We hear a lot about how important it is to install a car seat correctly, but it is also vital to make sure little ones are sitting safely in car seats and to make sure their harness straps fit correctly too.
Some Group 2/3 car seats also use harnesses, meaning your child could be secured with a harness until they are 25kg, or around 5 years old.
Usually a 3 or 5-point harness system, harnesses are a safer option to normal car seat belts as they offer more support. The harness belts sit over the hips and shoulders of children, so spread the force across the whole back seat, in the event of a collision.
But we know it can be confusing, and more alarmingly, the experts at Child Seat Safety say that as many as 1 in 3 children ‘are at risk’ because they are strapped in their car seats incorrectly.
This has led to Child Seat Safety launching a new campaign to raise awareness amongst parents on how to put children in car seats correctly. The organisation has also published a series of tips on its website giving practical advice to parents and others transporting children in car seats.
So we’ve teamed up with the brilliant car seat experts at Child Seat Safety to show you in a video, the 7 vital steps to checking your child is strapped in a car seat correctly.
The 7 car seat steps that could save your baby's life...

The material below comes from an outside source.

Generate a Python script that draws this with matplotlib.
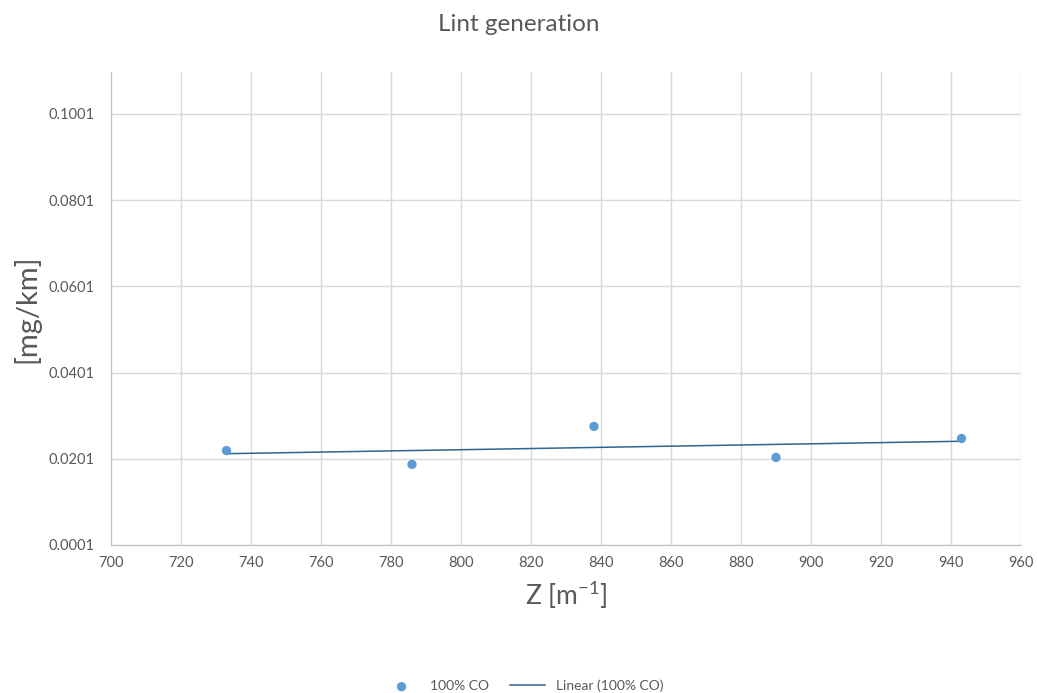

- Check the harness is at the correct height for your child's shoulders
- The harness should be 2cm above or just on the shoulders
- The harness belt should be flat and not twisted
- First tighten harness upwards
- Then tighten from the bottom
- If you can pinch or gather the harness belt together, your child can get out of the seat. So make sure it's tight enough that you can't pinch the belt together
- Position the harness pads across the chest and you're ready to go
Other car seat safety safety tips from Child Seat Safety:
- Get the harness position correct on your child
- Ensure the harness is correctly tightened
- Remove coats before placing children in car seats
- Keep older children in high backed booster seats for as long as they need them
- Resist the temptation to put your child in the next stage seat as soon as they reach the minimum weight – or to keep your child in a seat any longer than the maximum weight or height for that seat.
Julie Dagnall, co-founder of Child Seat Safety, said: “We have said so many times that there is no point in having a perfectly fitted child seat and a poorly fitted child!
“Sadly, though parents and carers seem to still be getting it wrong.
“It’s worrying that although the messages are getting home about checking your seat fits your car - and you get good advice and service from the people in the know - the important part we all play in placing our children in the seats is being seriously neglected.”
“No one doubts that car seats save lives, but so do the people fitting the precious cargo in them. Let’s get this right before it goes horribly wrong.”